--- START ---

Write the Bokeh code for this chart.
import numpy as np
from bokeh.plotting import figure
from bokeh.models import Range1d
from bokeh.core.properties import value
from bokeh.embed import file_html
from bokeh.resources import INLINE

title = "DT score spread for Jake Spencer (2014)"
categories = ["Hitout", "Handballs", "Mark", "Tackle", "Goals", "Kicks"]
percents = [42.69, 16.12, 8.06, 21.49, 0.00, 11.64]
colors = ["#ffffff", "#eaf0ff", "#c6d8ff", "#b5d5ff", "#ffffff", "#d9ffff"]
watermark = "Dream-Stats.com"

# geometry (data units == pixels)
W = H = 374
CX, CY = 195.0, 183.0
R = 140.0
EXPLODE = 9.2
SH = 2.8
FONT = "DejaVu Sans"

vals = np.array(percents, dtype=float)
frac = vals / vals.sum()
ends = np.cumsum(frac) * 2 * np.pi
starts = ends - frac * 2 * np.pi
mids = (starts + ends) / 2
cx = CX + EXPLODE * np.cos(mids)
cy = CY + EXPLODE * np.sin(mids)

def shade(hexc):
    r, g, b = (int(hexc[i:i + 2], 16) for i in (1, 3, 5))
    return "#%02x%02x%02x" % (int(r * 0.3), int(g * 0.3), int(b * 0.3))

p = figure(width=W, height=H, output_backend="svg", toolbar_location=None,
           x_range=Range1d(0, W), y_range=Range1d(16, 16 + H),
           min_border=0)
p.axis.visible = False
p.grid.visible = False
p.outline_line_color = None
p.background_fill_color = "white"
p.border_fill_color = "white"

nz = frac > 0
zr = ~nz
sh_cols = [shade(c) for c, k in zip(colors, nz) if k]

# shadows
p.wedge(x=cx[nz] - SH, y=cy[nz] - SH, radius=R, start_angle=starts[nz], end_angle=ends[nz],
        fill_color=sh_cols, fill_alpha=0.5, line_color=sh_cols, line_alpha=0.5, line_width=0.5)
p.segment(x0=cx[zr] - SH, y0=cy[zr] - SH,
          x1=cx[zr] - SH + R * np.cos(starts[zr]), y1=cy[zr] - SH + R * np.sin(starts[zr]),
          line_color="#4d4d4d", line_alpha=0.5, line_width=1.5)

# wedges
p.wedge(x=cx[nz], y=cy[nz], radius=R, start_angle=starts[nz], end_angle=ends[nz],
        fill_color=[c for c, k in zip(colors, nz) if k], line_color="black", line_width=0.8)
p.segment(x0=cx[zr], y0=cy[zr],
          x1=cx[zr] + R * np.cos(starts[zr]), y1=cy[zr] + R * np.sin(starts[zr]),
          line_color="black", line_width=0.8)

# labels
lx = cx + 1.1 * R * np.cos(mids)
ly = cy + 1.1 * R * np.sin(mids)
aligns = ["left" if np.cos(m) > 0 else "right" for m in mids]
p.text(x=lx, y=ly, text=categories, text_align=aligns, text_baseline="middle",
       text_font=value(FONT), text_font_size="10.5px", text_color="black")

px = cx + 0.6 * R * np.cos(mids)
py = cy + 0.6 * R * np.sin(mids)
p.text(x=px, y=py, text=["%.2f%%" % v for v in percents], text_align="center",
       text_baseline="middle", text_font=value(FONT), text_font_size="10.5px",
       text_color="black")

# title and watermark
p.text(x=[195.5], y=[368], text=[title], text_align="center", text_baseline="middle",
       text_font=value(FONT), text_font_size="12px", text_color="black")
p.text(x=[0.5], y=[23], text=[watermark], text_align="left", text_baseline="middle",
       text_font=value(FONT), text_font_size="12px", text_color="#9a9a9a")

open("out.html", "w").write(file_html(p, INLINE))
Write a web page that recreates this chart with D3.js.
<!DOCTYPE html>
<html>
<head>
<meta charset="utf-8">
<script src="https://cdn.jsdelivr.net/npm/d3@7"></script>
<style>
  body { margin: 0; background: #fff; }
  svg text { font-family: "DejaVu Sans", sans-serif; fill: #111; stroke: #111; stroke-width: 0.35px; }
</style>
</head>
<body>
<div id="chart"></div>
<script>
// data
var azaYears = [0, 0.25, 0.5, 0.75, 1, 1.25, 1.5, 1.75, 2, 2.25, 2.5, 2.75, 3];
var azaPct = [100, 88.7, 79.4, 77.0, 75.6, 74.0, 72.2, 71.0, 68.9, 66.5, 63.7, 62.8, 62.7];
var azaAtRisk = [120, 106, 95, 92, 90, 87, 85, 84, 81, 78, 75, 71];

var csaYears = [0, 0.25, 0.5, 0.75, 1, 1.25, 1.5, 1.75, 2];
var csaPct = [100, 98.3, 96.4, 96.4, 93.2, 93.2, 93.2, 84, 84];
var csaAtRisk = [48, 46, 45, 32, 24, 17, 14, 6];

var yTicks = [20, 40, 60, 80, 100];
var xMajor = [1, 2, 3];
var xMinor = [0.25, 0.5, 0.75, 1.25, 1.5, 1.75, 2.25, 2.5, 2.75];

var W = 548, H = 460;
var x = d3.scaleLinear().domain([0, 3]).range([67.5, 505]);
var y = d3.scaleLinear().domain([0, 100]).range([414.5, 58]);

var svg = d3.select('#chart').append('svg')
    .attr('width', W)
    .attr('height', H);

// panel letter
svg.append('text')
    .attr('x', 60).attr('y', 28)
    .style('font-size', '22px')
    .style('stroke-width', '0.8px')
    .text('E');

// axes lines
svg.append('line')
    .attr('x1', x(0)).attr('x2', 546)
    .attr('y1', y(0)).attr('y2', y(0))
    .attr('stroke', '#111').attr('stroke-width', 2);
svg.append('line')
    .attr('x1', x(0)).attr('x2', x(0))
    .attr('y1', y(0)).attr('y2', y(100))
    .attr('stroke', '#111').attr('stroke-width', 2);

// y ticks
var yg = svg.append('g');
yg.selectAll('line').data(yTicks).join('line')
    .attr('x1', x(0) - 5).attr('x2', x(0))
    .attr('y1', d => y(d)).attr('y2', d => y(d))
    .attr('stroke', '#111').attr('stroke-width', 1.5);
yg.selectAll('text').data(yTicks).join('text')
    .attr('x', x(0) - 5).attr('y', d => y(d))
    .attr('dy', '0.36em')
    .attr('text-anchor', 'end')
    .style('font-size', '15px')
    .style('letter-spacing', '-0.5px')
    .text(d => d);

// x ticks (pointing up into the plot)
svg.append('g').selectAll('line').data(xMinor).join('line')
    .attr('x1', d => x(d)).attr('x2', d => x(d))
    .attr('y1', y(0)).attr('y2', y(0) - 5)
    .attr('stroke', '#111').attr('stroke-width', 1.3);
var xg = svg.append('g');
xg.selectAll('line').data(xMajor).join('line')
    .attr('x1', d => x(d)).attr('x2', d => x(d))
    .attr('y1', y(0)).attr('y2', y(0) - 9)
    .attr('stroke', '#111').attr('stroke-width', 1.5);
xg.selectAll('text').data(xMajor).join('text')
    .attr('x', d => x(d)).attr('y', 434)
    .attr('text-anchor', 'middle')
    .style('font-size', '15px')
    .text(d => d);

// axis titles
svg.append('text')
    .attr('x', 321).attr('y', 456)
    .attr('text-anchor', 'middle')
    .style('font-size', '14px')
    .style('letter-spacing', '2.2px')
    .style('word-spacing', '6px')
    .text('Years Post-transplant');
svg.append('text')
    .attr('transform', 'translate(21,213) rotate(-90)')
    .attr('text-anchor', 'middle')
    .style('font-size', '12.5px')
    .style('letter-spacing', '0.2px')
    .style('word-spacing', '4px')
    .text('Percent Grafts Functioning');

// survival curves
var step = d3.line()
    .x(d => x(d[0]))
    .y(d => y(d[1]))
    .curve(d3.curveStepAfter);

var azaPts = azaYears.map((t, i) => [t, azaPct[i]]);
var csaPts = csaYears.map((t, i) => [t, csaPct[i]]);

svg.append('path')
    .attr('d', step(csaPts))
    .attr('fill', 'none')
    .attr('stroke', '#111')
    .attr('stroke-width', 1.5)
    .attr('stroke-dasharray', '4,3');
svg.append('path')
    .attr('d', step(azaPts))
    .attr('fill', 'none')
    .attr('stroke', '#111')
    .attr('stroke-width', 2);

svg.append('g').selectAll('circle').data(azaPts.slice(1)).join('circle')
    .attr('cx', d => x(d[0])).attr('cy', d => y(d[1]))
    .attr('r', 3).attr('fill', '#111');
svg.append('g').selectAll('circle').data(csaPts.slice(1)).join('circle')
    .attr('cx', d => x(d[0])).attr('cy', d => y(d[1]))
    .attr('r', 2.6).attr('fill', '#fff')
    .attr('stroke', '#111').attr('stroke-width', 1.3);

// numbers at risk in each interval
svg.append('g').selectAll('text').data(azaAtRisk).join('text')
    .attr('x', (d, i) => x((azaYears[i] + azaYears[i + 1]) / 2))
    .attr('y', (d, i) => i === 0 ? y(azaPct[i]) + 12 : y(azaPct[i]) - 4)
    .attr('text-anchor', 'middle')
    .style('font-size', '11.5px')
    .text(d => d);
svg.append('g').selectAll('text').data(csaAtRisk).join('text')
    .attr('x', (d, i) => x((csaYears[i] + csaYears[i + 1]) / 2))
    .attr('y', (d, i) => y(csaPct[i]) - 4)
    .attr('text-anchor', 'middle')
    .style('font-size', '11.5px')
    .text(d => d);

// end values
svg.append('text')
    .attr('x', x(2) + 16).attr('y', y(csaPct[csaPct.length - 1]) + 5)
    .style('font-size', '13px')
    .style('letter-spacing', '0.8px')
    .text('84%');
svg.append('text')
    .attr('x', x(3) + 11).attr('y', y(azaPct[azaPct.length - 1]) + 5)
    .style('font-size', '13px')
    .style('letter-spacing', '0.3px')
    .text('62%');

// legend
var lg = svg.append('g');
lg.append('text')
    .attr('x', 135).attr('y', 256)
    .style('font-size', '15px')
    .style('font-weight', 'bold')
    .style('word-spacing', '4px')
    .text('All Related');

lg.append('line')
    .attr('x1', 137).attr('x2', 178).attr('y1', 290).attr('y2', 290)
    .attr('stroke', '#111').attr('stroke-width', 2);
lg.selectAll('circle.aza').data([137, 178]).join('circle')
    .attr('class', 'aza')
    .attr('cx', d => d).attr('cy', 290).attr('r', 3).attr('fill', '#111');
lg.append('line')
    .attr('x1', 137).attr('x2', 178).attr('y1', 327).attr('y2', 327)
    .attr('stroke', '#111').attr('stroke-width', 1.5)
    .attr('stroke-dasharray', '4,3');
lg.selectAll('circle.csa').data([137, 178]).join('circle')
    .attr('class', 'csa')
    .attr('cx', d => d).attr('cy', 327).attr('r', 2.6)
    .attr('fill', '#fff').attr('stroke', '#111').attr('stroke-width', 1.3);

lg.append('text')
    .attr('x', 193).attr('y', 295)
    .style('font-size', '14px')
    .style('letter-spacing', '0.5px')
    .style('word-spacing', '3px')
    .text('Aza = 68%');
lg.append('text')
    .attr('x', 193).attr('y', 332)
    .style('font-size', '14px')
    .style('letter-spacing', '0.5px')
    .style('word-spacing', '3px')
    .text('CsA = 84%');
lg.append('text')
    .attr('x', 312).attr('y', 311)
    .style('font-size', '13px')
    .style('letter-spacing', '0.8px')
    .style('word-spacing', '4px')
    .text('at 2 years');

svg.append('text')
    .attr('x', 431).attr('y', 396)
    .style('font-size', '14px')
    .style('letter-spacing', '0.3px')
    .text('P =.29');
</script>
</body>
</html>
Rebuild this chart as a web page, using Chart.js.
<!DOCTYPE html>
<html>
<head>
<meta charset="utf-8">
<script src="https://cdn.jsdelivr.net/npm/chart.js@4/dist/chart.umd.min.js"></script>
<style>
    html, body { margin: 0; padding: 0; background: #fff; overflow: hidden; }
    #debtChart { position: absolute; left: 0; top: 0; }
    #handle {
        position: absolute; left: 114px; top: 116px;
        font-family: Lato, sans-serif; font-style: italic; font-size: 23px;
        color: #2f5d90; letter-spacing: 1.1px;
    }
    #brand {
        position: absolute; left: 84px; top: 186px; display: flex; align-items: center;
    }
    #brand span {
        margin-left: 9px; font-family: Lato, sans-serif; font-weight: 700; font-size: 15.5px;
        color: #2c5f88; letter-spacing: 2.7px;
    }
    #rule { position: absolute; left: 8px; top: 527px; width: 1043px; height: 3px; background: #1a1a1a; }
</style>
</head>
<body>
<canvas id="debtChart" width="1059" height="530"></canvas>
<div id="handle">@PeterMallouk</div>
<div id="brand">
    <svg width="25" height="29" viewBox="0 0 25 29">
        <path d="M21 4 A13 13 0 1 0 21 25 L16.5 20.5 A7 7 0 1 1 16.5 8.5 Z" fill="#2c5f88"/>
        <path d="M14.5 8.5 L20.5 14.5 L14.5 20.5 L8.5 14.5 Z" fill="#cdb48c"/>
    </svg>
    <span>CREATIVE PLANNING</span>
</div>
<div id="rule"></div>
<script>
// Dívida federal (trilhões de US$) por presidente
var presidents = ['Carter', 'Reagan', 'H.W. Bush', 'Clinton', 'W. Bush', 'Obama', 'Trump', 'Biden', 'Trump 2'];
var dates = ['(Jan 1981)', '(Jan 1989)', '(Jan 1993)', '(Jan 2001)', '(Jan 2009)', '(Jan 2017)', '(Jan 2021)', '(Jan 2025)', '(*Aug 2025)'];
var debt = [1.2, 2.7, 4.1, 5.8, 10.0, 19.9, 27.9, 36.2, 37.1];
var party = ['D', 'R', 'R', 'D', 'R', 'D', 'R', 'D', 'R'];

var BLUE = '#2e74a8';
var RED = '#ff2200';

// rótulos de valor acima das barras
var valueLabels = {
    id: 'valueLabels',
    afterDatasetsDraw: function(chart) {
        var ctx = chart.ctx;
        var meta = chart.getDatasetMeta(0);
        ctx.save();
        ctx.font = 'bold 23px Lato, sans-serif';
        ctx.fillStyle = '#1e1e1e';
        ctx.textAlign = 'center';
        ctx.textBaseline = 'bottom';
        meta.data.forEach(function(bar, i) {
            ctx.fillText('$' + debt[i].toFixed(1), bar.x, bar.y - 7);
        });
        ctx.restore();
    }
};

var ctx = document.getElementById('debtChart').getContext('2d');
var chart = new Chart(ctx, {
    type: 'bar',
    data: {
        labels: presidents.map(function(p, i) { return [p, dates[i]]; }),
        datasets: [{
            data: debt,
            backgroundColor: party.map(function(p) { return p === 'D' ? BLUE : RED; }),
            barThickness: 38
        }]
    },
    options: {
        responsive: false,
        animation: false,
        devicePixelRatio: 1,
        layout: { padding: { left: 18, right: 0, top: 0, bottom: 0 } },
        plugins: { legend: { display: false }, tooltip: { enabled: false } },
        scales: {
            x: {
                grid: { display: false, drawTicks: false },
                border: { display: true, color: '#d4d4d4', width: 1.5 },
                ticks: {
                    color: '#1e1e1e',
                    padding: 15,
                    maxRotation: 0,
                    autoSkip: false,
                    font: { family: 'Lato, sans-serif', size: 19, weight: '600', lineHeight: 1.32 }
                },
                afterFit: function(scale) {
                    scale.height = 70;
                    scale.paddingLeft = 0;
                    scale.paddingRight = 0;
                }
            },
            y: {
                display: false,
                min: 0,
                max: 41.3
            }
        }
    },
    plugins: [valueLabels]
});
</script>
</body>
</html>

--- END ---

Prompt - The lines to transcribe begin at the line with "Rebuild this chart" and end at the line with "var RED = '#ff2200';"; copy them exactly, both ends included.

Exercise response -
Rebuild this chart as a web page, using Chart.js.
<!DOCTYPE html>
<html>
<head>
<meta charset="utf-8">
<script src="https://cdn.jsdelivr.net/npm/chart.js@4/dist/chart.umd.min.js"></script>
<style>
    html, body { margin: 0; padding: 0; background: #fff; overflow: hidden; }
    #debtChart { position: absolute; left: 0; top: 0; }
    #handle {
        position: absolute; left: 114px; top: 116px;
        font-family: Lato, sans-serif; font-style: italic; font-size: 23px;
        color: #2f5d90; letter-spacing: 1.1px;
    }
    #brand {
        position: absolute; left: 84px; top: 186px; display: flex; align-items: center;
    }
    #brand span {
        margin-left: 9px; font-family: Lato, sans-serif; font-weight: 700; font-size: 15.5px;
        color: #2c5f88; letter-spacing: 2.7px;
    }
    #rule { position: absolute; left: 8px; top: 527px; width: 1043px; height: 3px; background: #1a1a1a; }
</style>
</head>
<body>
<canvas id="debtChart" width="1059" height="530"></canvas>
<div id="handle">@PeterMallouk</div>
<div id="brand">
    <svg width="25" height="29" viewBox="0 0 25 29">
        <path d="M21 4 A13 13 0 1 0 21 25 L16.5 20.5 A7 7 0 1 1 16.5 8.5 Z" fill="#2c5f88"/>
        <path d="M14.5 8.5 L20.5 14.5 L14.5 20.5 L8.5 14.5 Z" fill="#cdb48c"/>
    </svg>
    <span>CREATIVE PLANNING</span>
</div>
<div id="rule"></div>
<script>
// Dívida federal (trilhões de US$) por presidente
var presidents = ['Carter', 'Reagan', 'H.W. Bush', 'Clinton', 'W. Bush', 'Obama', 'Trump', 'Biden', 'Trump 2'];
var dates = ['(Jan 1981)', '(Jan 1989)', '(Jan 1993)', '(Jan 2001)', '(Jan 2009)', '(Jan 2017)', '(Jan 2021)', '(Jan 2025)', '(*Aug 2025)'];
var debt = [1.2, 2.7, 4.1, 5.8, 10.0, 19.9, 27.9, 36.2, 37.1];
var party = ['D', 'R', 'R', 'D', 'R', 'D', 'R', 'D', 'R'];

var BLUE = '#2e74a8';
var RED = '#ff2200';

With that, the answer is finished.